##### Material supplied #####

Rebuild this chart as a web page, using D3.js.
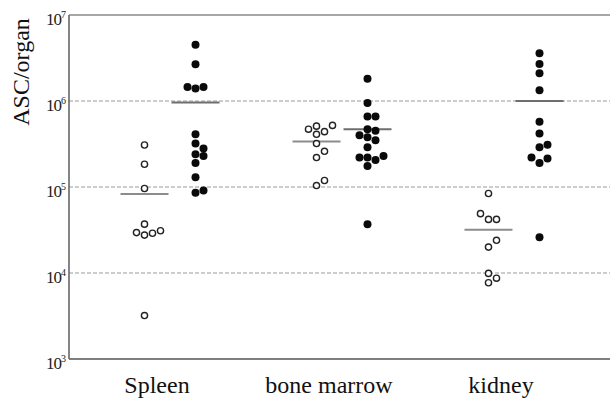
<!DOCTYPE html>
<html><head><meta charset="utf-8">
<script src="https://cdn.jsdelivr.net/npm/d3@7"></script>
<style>body{margin:0;background:#fff} svg{display:block} .serif{font-family:"Liberation Serif","Times New Roman",serif}</style>
</head><body>
<svg id="c" width="610" height="402"></svg>
<script>
// ---- data ----
const groups = ["Spleen", "bone marrow", "kidney"];
const series = ["open", "filled"];
const spleenOpen   = [3.08e5, 1.84e5, 9.6e4, 3.7e4, 3.1e4, 2.9e4, 2.76e4, 2.95e4, 3.2e3];
const spleenFilled = [4.5e6, 2.67e6, 1.45e6, 1.4e6, 1.45e6, 4.1e5, 3.2e5, 2.8e5, 2.4e5, 2.3e5, 1.9e5, 1.3e5, 8.6e4, 9.1e4];
const marrowOpen   = [5.2e5, 4.4e5, 4.1e5, 4.7e5, 5.1e5, 3.2e5, 2.6e5, 2.2e5, 1.04e5, 1.19e5];
const marrowFilled = [1.82e6, 9.5e5, 6.6e5, 6.6e5, 4.5e5, 4.7e5, 3.5e5, 3.8e5, 4.0e5, 2.9e5, 2.3e5, 2.06e5, 2.2e5, 2.2e5, 1.75e5, 3.7e4];
const kidneyOpen   = [8.4e4, 4.9e4, 4.2e4, 4.2e4, 2.4e4, 2.0e4, 9.9e3, 8.7e3, 7.7e3];
const kidneyFilled = [3.6e6, 2.7e6, 2.1e6, 1.33e6, 5.75e5, 4.2e5, 2.9e5, 3.1e5, 2.14e5, 2.2e5, 1.9e5, 2.6e4];
const yTicks = [1e3, 1e4, 1e5, 1e6, 1e7];
const tickBase = "10";
const tickExp = ["3", "4", "5", "6", "7"];
const yLabel = "ASC/organ";

const table = [
  {group: "Spleen", series: "open", values: spleenOpen},
  {group: "Spleen", series: "filled", values: spleenFilled},
  {group: "bone marrow", series: "open", values: marrowOpen},
  {group: "bone marrow", series: "filled", values: marrowFilled},
  {group: "kidney", series: "open", values: kidneyOpen},
  {group: "kidney", series: "filled", values: kidneyFilled}
];

// ---- layout ----
const L = 69, R = 610, T = 15, B = 359;
const svg = d3.select("#c");
const y = d3.scaleLog().domain([1e3, 1e7]).range([B, T]);
const x = d3.scaleBand().domain(groups).range([84, 600]);
const sub = d3.scalePoint().domain(series).range([-25.5, 25.5]);
const serif = '"Liberation Serif","Times New Roman",serif';

// grid lines
svg.append("g").selectAll("line").data(yTicks.slice(1, 4)).join("line")
  .attr("x1", L).attr("x2", R).attr("y1", d => y(d)).attr("y2", d => y(d))
  .attr("stroke", "#9a9a9a").attr("stroke-width", 1).attr("stroke-dasharray", "4,2");
// top border
svg.append("line").attr("x1", L).attr("x2", R).attr("y1", y(1e7)).attr("y2", y(1e7))
  .attr("stroke", "#8a8a8a").attr("stroke-width", 1.5);

// axes
const xAxis = d3.axisBottom(x).tickSize(0).tickPadding(0);
const gx = svg.append("g").attr("transform", `translate(0,${B})`).call(xAxis);
gx.attr("font-family", null).attr("font-size", null).attr("class", "serif");
gx.select(".domain").attr("d", `M${L},0H${R}`).attr("stroke", "#555").attr("stroke-width", 1.6);
gx.selectAll(".tick text").attr("class", "serif").style("font-family", serif).style("font-size", "24px")
  .attr("fill", "#111").attr("dy", null).attr("y", 34).attr("dx", -13);

const yAxis = d3.axisLeft(y).tickValues(yTicks).tickSize(0).tickFormat("");
const gy = svg.append("g").attr("transform", `translate(${L},0)`).call(yAxis);
gy.select(".domain").attr("d", `M0,${T}V${B}`).attr("stroke", "#666").attr("stroke-width", 1.6);

const tl = svg.append("g").attr("class", "serif").attr("fill", "#222");
yTicks.forEach((d, i) => {
  const t = tl.append("text").attr("x", L - 3).attr("y", y(d) + 10).attr("text-anchor", "end");
  t.append("tspan").style("font-size", "17px").attr("letter-spacing", -1).text(tickBase);
  t.append("tspan").style("font-size", "10px").attr("dy", -7).text(tickExp[i]);
});

svg.append("text").attr("class", "serif").attr("transform", `translate(29,72) rotate(-90)`)
  .attr("text-anchor", "middle").style("font-size", "24px")
  .attr("fill", "#111").text(yLabel);

// beeswarm slot placement
const slotW = 8, minDy = 7.2;
const slotOrder = [0, 1, -1, 2, -2, 3, -3];
function swarm(values) {
  const placed = [];
  values.slice().sort((a, b) => a - b).forEach(v => {
    const py = y(v);
    const s = slotOrder.find(k => !placed.some(p => p.slot === k && Math.abs(p.py - py) < minDy));
    placed.push({v, py, slot: s});
  });
  return placed;
}

table.forEach(t => {
  const cx = x(t.group) + x.bandwidth() / 2 + sub(t.series);
  const pts = swarm(t.values);
  const g = svg.append("g");
  const m = d3.mean(t.values);
  g.append("line").attr("x1", cx - 24).attr("x2", cx + 24).attr("y1", y(m)).attr("y2", y(m))
    .attr("stroke", t.series === "open" ? "#8c8c8c" : "#6e6e6e").attr("stroke-width", 2);
  g.selectAll("circle").data(pts).join("circle")
    .attr("cx", d => cx + d.slot * slotW).attr("cy", d => d.py)
    .attr("r", t.series === "open" ? 3.1 : 4)
    .attr("fill", t.series === "open" ? "#fff" : "#0a0a0a")
    .attr("stroke", t.series === "open" ? "#222" : "none")
    .attr("stroke-width", 1.4);
});
</script>
</body></html>
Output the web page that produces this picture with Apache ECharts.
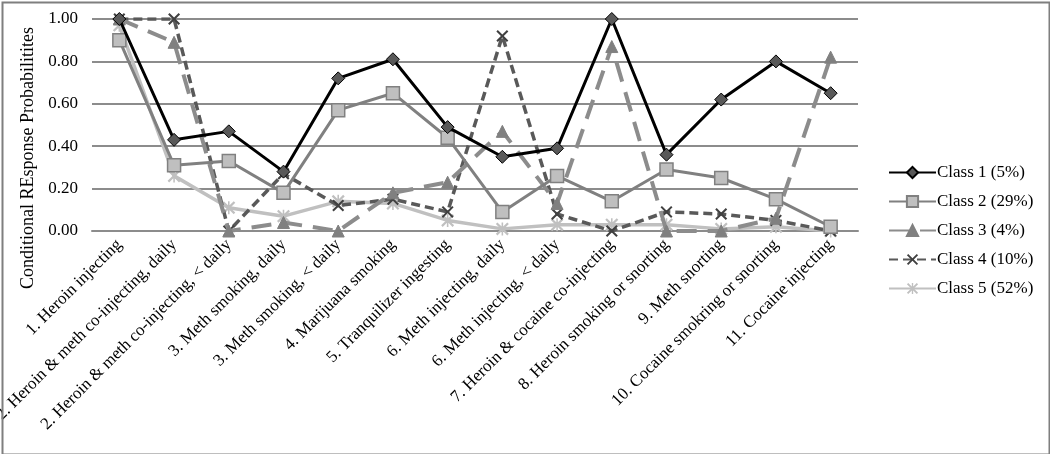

#####

● **What you will do**
What you return should match the records above word for word, minus the pictures.

● **Exercise response**
Rebuild this chart as a web page, using D3.js.
<!DOCTYPE html>
<html><head><meta charset="utf-8">
<script src="https://cdn.jsdelivr.net/npm/d3@7"></script>
<style>body{margin:0;background:#fff} svg{display:block} .serif{font-family:"Liberation Serif","Times New Roman",serif}</style>
</head><body>
<svg id="c" width="610" height="402"></svg>
<script>
// ---- data ----
const groups = ["Spleen", "bone marrow", "kidney"];
const series = ["open", "filled"];
const spleenOpen   = [3.08e5, 1.84e5, 9.6e4, 3.7e4, 3.1e4, 2.9e4, 2.76e4, 2.95e4, 3.2e3];
const spleenFilled = [4.5e6, 2.67e6, 1.45e6, 1.4e6, 1.45e6, 4.1e5, 3.2e5, 2.8e5, 2.4e5, 2.3e5, 1.9e5, 1.3e5, 8.6e4, 9.1e4];
const marrowOpen   = [5.2e5, 4.4e5, 4.1e5, 4.7e5, 5.1e5, 3.2e5, 2.6e5, 2.2e5, 1.04e5, 1.19e5];
const marrowFilled = [1.82e6, 9.5e5, 6.6e5, 6.6e5, 4.5e5, 4.7e5, 3.5e5, 3.8e5, 4.0e5, 2.9e5, 2.3e5, 2.06e5, 2.2e5, 2.2e5, 1.75e5, 3.7e4];
const kidneyOpen   = [8.4e4, 4.9e4, 4.2e4, 4.2e4, 2.4e4, 2.0e4, 9.9e3, 8.7e3, 7.7e3];
const kidneyFilled = [3.6e6, 2.7e6, 2.1e6, 1.33e6, 5.75e5, 4.2e5, 2.9e5, 3.1e5, 2.14e5, 2.2e5, 1.9e5, 2.6e4];
const yTicks = [1e3, 1e4, 1e5, 1e6, 1e7];
const tickBase = "10";
const tickExp = ["3", "4", "5", "6", "7"];
const yLabel = "ASC/organ";

const table = [
  {group: "Spleen", series: "open", values: spleenOpen},
  {group: "Spleen", series: "filled", values: spleenFilled},
  {group: "bone marrow", series: "open", values: marrowOpen},
  {group: "bone marrow", series: "filled", values: marrowFilled},
  {group: "kidney", series: "open", values: kidneyOpen},
  {group: "kidney", series: "filled", values: kidneyFilled}
];

// ---- layout ----
const L = 69, R = 610, T = 15, B = 359;
const svg = d3.select("#c");
const y = d3.scaleLog().domain([1e3, 1e7]).range([B, T]);
const x = d3.scaleBand().domain(groups).range([84, 600]);
const sub = d3.scalePoint().domain(series).range([-25.5, 25.5]);
const serif = '"Liberation Serif","Times New Roman",serif';

// grid lines
svg.append("g").selectAll("line").data(yTicks.slice(1, 4)).join("line")
  .attr("x1", L).attr("x2", R).attr("y1", d => y(d)).attr("y2", d => y(d))
  .attr("stroke", "#9a9a9a").attr("stroke-width", 1).attr("stroke-dasharray", "4,2");
// top border
svg.append("line").attr("x1", L).attr("x2", R).attr("y1", y(1e7)).attr("y2", y(1e7))
  .attr("stroke", "#8a8a8a").attr("stroke-width", 1.5);

// axes
const xAxis = d3.axisBottom(x).tickSize(0).tickPadding(0);
const gx = svg.append("g").attr("transform", `translate(0,${B})`).call(xAxis);
gx.attr("font-family", null).attr("font-size", null).attr("class", "serif");
gx.select(".domain").attr("d", `M${L},0H${R}`).attr("stroke", "#555").attr("stroke-width", 1.6);
gx.selectAll(".tick text").attr("class", "serif").style("font-family", serif).style("font-size", "24px")
  .attr("fill", "#111").attr("dy", null).attr("y", 34).attr("dx", -13);

const yAxis = d3.axisLeft(y).tickValues(yTicks).tickSize(0).tickFormat("");
const gy = svg.append("g").attr("transform", `translate(${L},0)`).call(yAxis);
gy.select(".domain").attr("d", `M0,${T}V${B}`).attr("stroke", "#666").attr("stroke-width", 1.6);

const tl = svg.append("g").attr("class", "serif").attr("fill", "#222");
yTicks.forEach((d, i) => {
  const t = tl.append("text").attr("x", L - 3).attr("y", y(d) + 10).attr("text-anchor", "end");
  t.append("tspan").style("font-size", "17px").attr("letter-spacing", -1).text(tickBase);
  t.append("tspan").style("font-size", "10px").attr("dy", -7).text(tickExp[i]);
});

svg.append("text").attr("class", "serif").attr("transform", `translate(29,72) rotate(-90)`)
  .attr("text-anchor", "middle").style("font-size", "24px")
  .attr("fill", "#111").text(yLabel);

// beeswarm slot placement
const slotW = 8, minDy = 7.2;
const slotOrder = [0, 1, -1, 2, -2, 3, -3];
function swarm(values) {
  const placed = [];
  values.slice().sort((a, b) => a - b).forEach(v => {
    const py = y(v);
    const s = slotOrder.find(k => !placed.some(p => p.slot === k && Math.abs(p.py - py) < minDy));
    placed.push({v, py, slot: s});
  });
  return placed;
}

table.forEach(t => {
  const cx = x(t.group) + x.bandwidth() / 2 + sub(t.series);
  const pts = swarm(t.values);
  const g = svg.append("g");
  const m = d3.mean(t.values);
  g.append("line").attr("x1", cx - 24).attr("x2", cx + 24).attr("y1", y(m)).attr("y2", y(m))
    .attr("stroke", t.series === "open" ? "#8c8c8c" : "#6e6e6e").attr("stroke-width", 2);
  g.selectAll("circle").data(pts).join("circle")
    .attr("cx", d => cx + d.slot * slotW).attr("cy", d => d.py)
    .attr("r", t.series === "open" ? 3.1 : 4)
    .attr("fill", t.series === "open" ? "#fff" : "#0a0a0a")
    .attr("stroke", t.series === "open" ? "#222" : "none")
    .attr("stroke-width", 1.4);
});
</script>
</body></html>
Output the web page that produces this picture with Apache ECharts.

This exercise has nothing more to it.